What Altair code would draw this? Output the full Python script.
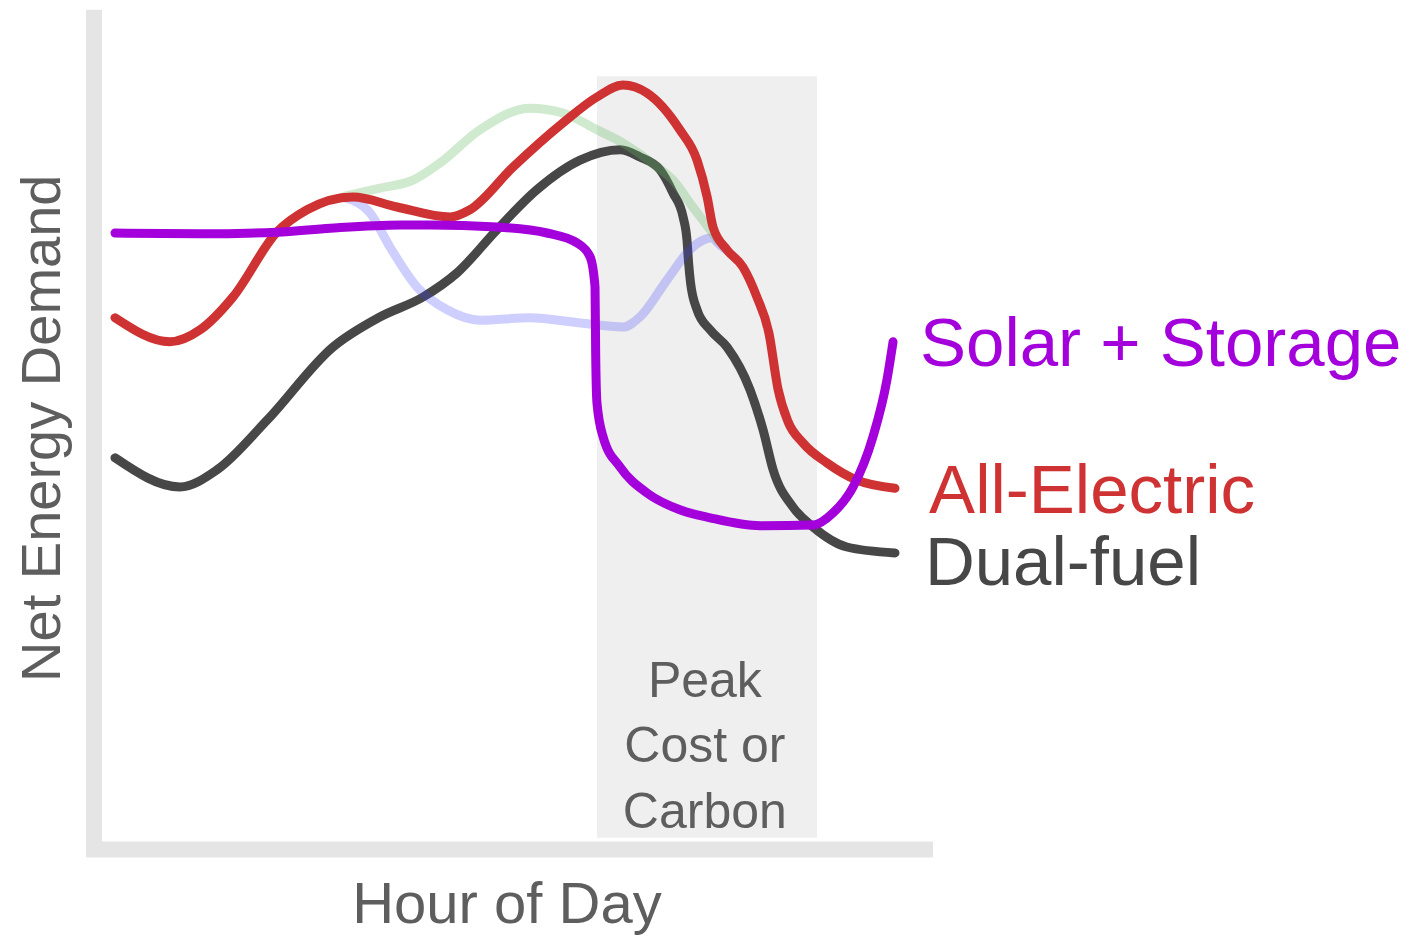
import altair as alt
import pandas as pd

# ---- data (hour of day, net energy demand, arbitrary units) ----
all_electric_hour = [0, 1.69, 2.62, 3.63, 4.98, 5.91, 7.32, 8.68, 10.31, 10.92, 12.25, 13.78,
                     14.83, 15.63, 16.37, 17.38, 17.91, 18.22, 18.4, 18.83, 19.32, 19.75,
                     20.12, 20.4, 20.7, 21.17, 21.91, 22.83, 24.0]
all_electric_demand = [66.4, 63.4, 64.9, 69.0, 77.1, 79.9, 81.5, 80.25, 79.0, 79.9, 85.25, 90.75,
                       94.0, 95.5, 94.5, 89.9, 86.1, 81.5, 77.75, 74.9, 72.75, 69.0,
                       64.5, 57.5, 53.5, 50.75, 48.25, 46.1, 45.1]

dual_fuel_hour = [0, 2.0, 3.14, 4.68, 6.71, 8.15, 9.48, 10.52, 11.75, 12.98, 14.31, 15.54, 16.15,
                  16.77, 17.17, 17.48, 17.6, 17.65, 17.71, 17.91, 18.31, 18.83, 19.54, 19.94,
                  20.25, 20.86, 21.48, 22.52, 24.0]
dual_fuel_demand = [48.9, 45.25, 47.4, 53.6, 62.75, 66.5, 69.0, 72.0, 77.4, 82.4, 86.1, 87.4, 86.5,
                    84.9, 82.0, 79.0, 76.1, 73.25, 70.75, 67.4, 64.9, 62.75, 57.4, 52.4,
                    47.4, 42.75, 40.25, 37.75, 37.0]

solar_storage_hour = [0, 2.62, 4.98, 6.62, 8.77, 9.69, 11.75, 13.29, 14.22, 14.62, 14.77, 14.79,
                      14.83, 15.02, 15.54, 16.37, 17.38, 18.31, 19.85, 21.48, 22.09, 22.71,
                      23.32, 23.75, 23.94]
solar_storage_demand = [77.0, 76.9, 77.1, 77.6, 78.0, 78.0, 77.75, 77.0, 75.75, 74.0, 70.25, 62.0,
                        55.75, 51.5, 47.75, 44.5, 42.4, 41.4, 40.4, 40.5, 42.0, 45.25,
                        51.5, 58.6, 63.4]

faint_green_hour = [7.08, 8.15, 9.17, 10.0, 11.23, 12.77, 13.78, 14.83, 15.63, 16.68, 17.17,
                    17.78, 18.31, 18.55]
faint_green_demand = [81.6, 82.6, 83.6, 85.75, 89.9, 92.6, 92.0, 89.9, 88.25, 85.25, 83.6,
                      80.25, 77.4, 76.1]

faint_blue_hour = [7.08, 7.85, 8.46, 9.29, 10.22, 11.23, 12.77, 14.31, 15.63, 16.15, 16.98,
                   17.69, 18.09, 18.37, 18.55, 18.77]
faint_blue_demand = [81.4, 79.5, 75.25, 70.25, 67.4, 66.1, 66.4, 65.75, 65.25, 66.5, 71.1,
                     74.9, 76.1, 76.4, 75.75, 75.0]

peak_window_hours = [14.83, 21.6]
peak_window_demand = [1.4, 96.6]
peak_text = ["Peak", "Cost or", "Carbon"]

series_labels = ["Solar + Storage", "All-Electric", "Dual-fuel"]
series_colors = ["#a300dc", "#cf3232", "#474747"]

x_title = "Hour of Day"
y_title = "Net Energy Demand"

# ---- scales ----
X_DOMAIN = [-3.292, 39.6]
Y_DOMAIN = [-10.875, 105.125]
xs = alt.Scale(domain=X_DOMAIN, nice=False, zero=False)
ys = alt.Scale(domain=Y_DOMAIN, nice=False, zero=False)

FONT = "Liberation Sans"
TEXT_GRAY = "#5e5e5e"


def line_layer(hours, demand, color, opacity=1.0):
    df = pd.DataFrame({"h": hours, "v": demand, "i": range(len(hours))})
    return alt.Chart(df).mark_line(
        interpolate="monotone", strokeWidth=9, strokeCap="round",
        color=color, opacity=opacity
    ).encode(
        x=alt.X("h:Q", scale=xs, axis=None),
        y=alt.Y("v:Q", scale=ys, axis=None),
        order=alt.Order("i:Q"),
    )


# peak window background
rect_df = pd.DataFrame({"h1": [peak_window_hours[0]], "h2": [peak_window_hours[1]],
                        "v1": [peak_window_demand[0]], "v2": [peak_window_demand[1]]})
peak_rect = alt.Chart(rect_df).mark_rect(color="#efefef").encode(
    x=alt.X("h1:Q", scale=xs, axis=None), x2="h2:Q",
    y=alt.Y("v1:Q", scale=ys, axis=None), y2="v2:Q",
)

# thick L-shaped axes
vaxis_df = pd.DataFrame({"h": [-0.646], "v1": [-1.0], "v2": [104.9]})
vaxis = alt.Chart(vaxis_df).mark_rule(color="#e5e5e5", strokeWidth=16, strokeCap="butt").encode(
    x=alt.X("h:Q", scale=xs, axis=None),
    y=alt.Y("v1:Q", scale=ys, axis=None), y2="v2:Q",
)
haxis_df = pd.DataFrame({"h1": [-0.89], "h2": [25.17], "v": [-0.06]})
haxis = alt.Chart(haxis_df).mark_rule(color="#e5e5e5", strokeWidth=16, strokeCap="butt").encode(
    x=alt.X("h1:Q", scale=xs, axis=None), x2="h2:Q",
    y=alt.Y("v:Q", scale=ys, axis=None),
)

# peak text
peak_df = pd.DataFrame({"t": peak_text, "h": [18.15] * 3, "v": [19.0, 10.9, 2.6]})
peak_label = alt.Chart(peak_df).mark_text(
    font=FONT, fontSize=50, color=TEXT_GRAY, align="center", baseline="alphabetic"
).encode(x=alt.X("h:Q", scale=xs, axis=None), y=alt.Y("v:Q", scale=ys, axis=None), text="t:N")

# axis titles
xt_df = pd.DataFrame({"t": [x_title], "h": [12.06], "v": [-9.25]})
x_title_mark = alt.Chart(xt_df).mark_text(
    font=FONT, fontSize=58, color=TEXT_GRAY, align="center", baseline="alphabetic"
).encode(x=alt.X("h:Q", scale=xs, axis=None), y=alt.Y("v:Q", scale=ys, axis=None), text="t:N")

yt_df = pd.DataFrame({"t": [y_title], "h": [-1.692], "v": [52.6]})
y_title_mark = alt.Chart(yt_df).mark_text(
    font=FONT, fontSize=56, color=TEXT_GRAY, align="center", baseline="alphabetic", angle=270
).encode(x=alt.X("h:Q", scale=xs, axis=None), y=alt.Y("v:Q", scale=ys, axis=None), text="t:N")

# series labels
lab_df = pd.DataFrame({"t": series_labels, "h": [24.77, 25.05, 24.92], "v": [60.4, 42.0, 33.0],
                       "c": series_labels})
labels = alt.Chart(lab_df).mark_text(
    font=FONT, fontSize=69, align="left", baseline="alphabetic"
).encode(
    x=alt.X("h:Q", scale=xs, axis=None), y=alt.Y("v:Q", scale=ys, axis=None), text="t:N",
    color=alt.Color("c:N", scale=alt.Scale(domain=series_labels, range=series_colors), legend=None),
)

chart = alt.layer(
    peak_rect,
    vaxis,
    haxis,
    line_layer(dual_fuel_hour, dual_fuel_demand, "#474747"),
    line_layer(faint_blue_hour, faint_blue_demand, "#3c3cff", 0.25),
    line_layer(faint_green_hour, faint_green_demand, "#5fb85f", 0.3),
    line_layer(all_electric_hour, all_electric_demand, "#cf3232"),
    line_layer(solar_storage_hour, solar_storage_demand, "#a300dc"),
    peak_label,
    x_title_mark,
    y_title_mark,
    labels,
).properties(
    width=1394, height=928, padding=0,
    autosize=alt.AutoSizeParams(type="none"),
).configure_view(strokeWidth=0)

chart.save("out.html", embed_options={"renderer": "svg", "actions": False})
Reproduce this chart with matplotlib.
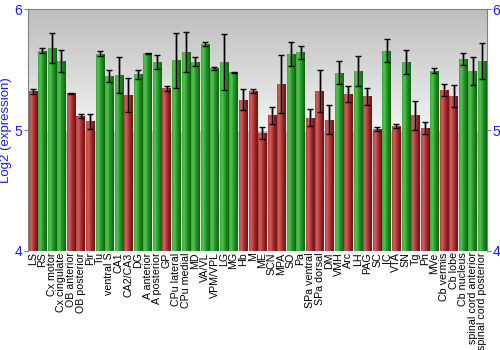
import numpy as np
import matplotlib
matplotlib.use("Agg")
import matplotlib.pyplot as plt
from matplotlib.colors import LinearSegmentedColormap

regions = ["LS", "RS", "Cx motor", "Cx cingulate", "OB anterior", "OB posterior", "Pir", "Tu",
           "ventral S", "CA1", "CA2/CA3", "DG", "A anterior", "A posterior", "GP", "CPu lateral",
           "CPu medial", "MD", "VA/VL", "VPM/VPL", "LG", "MG", "Hb", "M", "ME", "SCN", "MPA", "SO",
           "Pa", "SPa ventral", "SPa dorsal", "DM", "VMH", "Arc", "LH", "PAG", "SC", "IC", "VTA",
           "SN", "Tg", "Pn", "MVe", "Cb vermis", "Cb lobe", "Cb nucleus", "spinal cord anterior",
           "spinal cord posterior"]

expr = [5.32, 5.655, 5.677, 5.572, 5.304, 5.116, 5.072, 5.63,
        5.448, 5.453, 5.287, 5.461, 5.633, 5.566, 5.345, 5.575,
        5.644, 5.564, 5.713, 5.511, 5.564, 5.478, 5.249, 5.323, 4.975, 5.122, 5.378, 5.63,
        5.644, 5.102, 5.323, 5.083, 5.475, 5.298, 5.489, 5.279, 5.011, 5.657, 5.033,
        5.561, 5.124, 5.017, 5.489, 5.329, 5.279, 5.588, 5.489, 5.569]

err = [0.02, 0.02, 0.125, 0.09, 0.005, 0.02, 0.06, 0.02,
       0.05, 0.15, 0.14, 0.037, 0.003, 0.058, 0.02, 0.226,
       0.165, 0.036, 0.015, 0.012, 0.232, 0.003, 0.087, 0.02, 0.052, 0.07, 0.24, 0.10,
       0.054, 0.07, 0.174, 0.12, 0.097, 0.07, 0.127, 0.07, 0.018, 0.097, 0.017,
       0.097, 0.12, 0.046, 0.02, 0.048, 0.09, 0.052, 0.114, 0.149]

# r = red (low), g = green (high)
group = ["r", "g", "g", "g", "r", "r", "r", "g",
         "g", "g", "r", "g", "g", "g", "r", "g",
         "g", "g", "g", "g", "g", "g", "r", "r", "r", "r", "r", "g",
         "g", "r", "r", "r", "g", "r", "g", "r", "r", "g", "r",
         "g", "r", "r", "g", "r", "r", "g", "g", "g"]

blue = "#1a1aff"
red_cmap = LinearSegmentedColormap.from_list("r", ["#b84040", "#d06060", "#b03a3a", "#8c2020", "#6e1414"])
green_cmap = LinearSegmentedColormap.from_list("g", ["#3aa83a", "#55c455", "#2e9e2e", "#1c7e1c", "#136313"])

fig = plt.figure(figsize=(5, 3.5), dpi=100)
ax = fig.add_axes([0.056, 0.283, 0.918, 0.691])

x = np.arange(len(regions))
xlim = (-0.5, len(regions) - 0.5)

# background gradient (one band per unit)
bg = LinearSegmentedColormap.from_list("bg", ["#f3f3f3", "#bdbdbd"])
grad = np.linspace(0, 1, 256).reshape(-1, 1)
for lo in (4, 5):
    ax.imshow(grad, cmap=bg, aspect="auto", extent=(xlim[0], xlim[1], lo + 1, lo),
              origin="upper", zorder=0)
ax.axhline(5, color="white", lw=1, zorder=1)

bars = ax.bar(x, [v - 4 for v in expr], bottom=4, width=0.88, color="none", edgecolor="none", zorder=2)
hgrad = np.linspace(0, 1, 64).reshape(1, -1)
for b, g in zip(bars, group):
    im = ax.imshow(hgrad, cmap=red_cmap if g == "r" else green_cmap, aspect="auto",
                   extent=(b.get_x(), b.get_x() + b.get_width(), b.get_y(), b.get_y() + b.get_height()),
                   zorder=2)
    im.set_clip_path(b)
ax.set_xlim(*xlim)
ax.set_ylim(4, 6)

ax.errorbar(x, expr, yerr=err, fmt="none", ecolor="#555555", elinewidth=2, capsize=0, alpha=0.6, zorder=3)
ax.errorbar(x, expr, yerr=err, fmt="none", ecolor="black", elinewidth=0.8, capsize=2, capthick=1, zorder=4)

ax.set_yticks([4, 5, 6])
ax.tick_params(axis="y", colors="#808080", labelcolor=blue, labelsize=10, length=3, width=0.8,
               left=True, right=True, labelleft=True, labelright=True, pad=1)
ax.set_xticks(x)
ax.set_xticklabels(regions, rotation=90, fontsize=7.7, family="Liberation Sans")
ax.tick_params(axis="x", length=0, pad=1)
for lab in ax.get_yticklabels():
    lab.set_family("Liberation Sans")
ax.set_ylabel("Log2 (expression)", color=blue, fontsize=9.5, family="Liberation Sans", labelpad=2)

for s in ("left", "right", "top"):
    ax.spines[s].set_color("#808080")
    ax.spines[s].set_linewidth(0.8)
ax.spines["bottom"].set_visible(False)

fig.savefig("out.png", dpi=100)
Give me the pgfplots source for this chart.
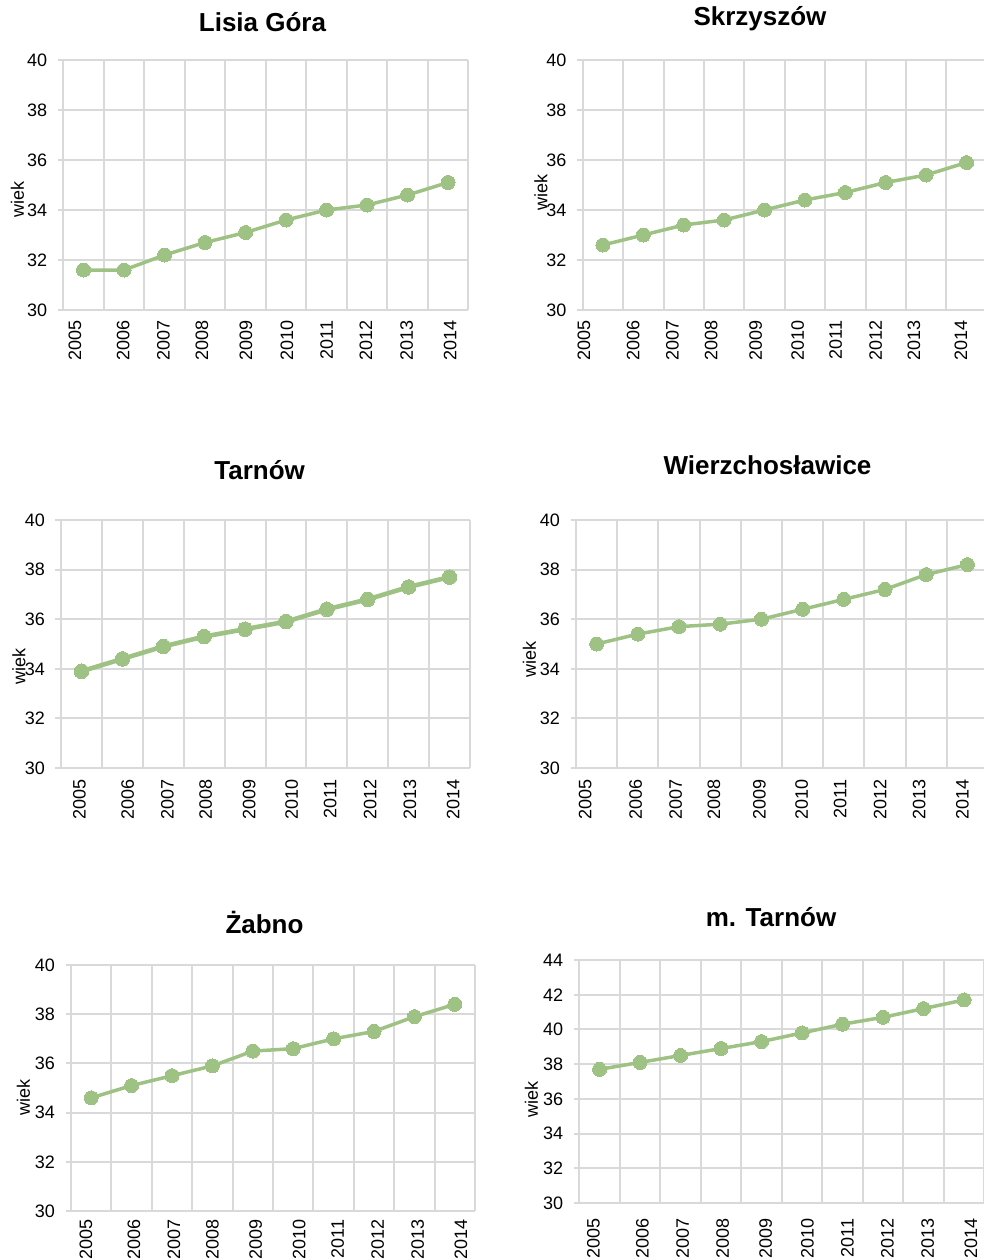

────────────────

▶ Aim
Skip the pictures, please, and transcribe only the lines from the beginning of the material through the one that contains "64.5, 57.5, 53.5, 50.75, 48.25, 46.1, 45.1]".

▶ Final answer
What Altair code would draw this? Output the full Python script.
import altair as alt
import pandas as pd

# ---- data (hour of day, net energy demand, arbitrary units) ----
all_electric_hour = [0, 1.69, 2.62, 3.63, 4.98, 5.91, 7.32, 8.68, 10.31, 10.92, 12.25, 13.78,
                     14.83, 15.63, 16.37, 17.38, 17.91, 18.22, 18.4, 18.83, 19.32, 19.75,
                     20.12, 20.4, 20.7, 21.17, 21.91, 22.83, 24.0]
all_electric_demand = [66.4, 63.4, 64.9, 69.0, 77.1, 79.9, 81.5, 80.25, 79.0, 79.9, 85.25, 90.75,
                       94.0, 95.5, 94.5, 89.9, 86.1, 81.5, 77.75, 74.9, 72.75, 69.0,
                       64.5, 57.5, 53.5, 50.75, 48.25, 46.1, 45.1]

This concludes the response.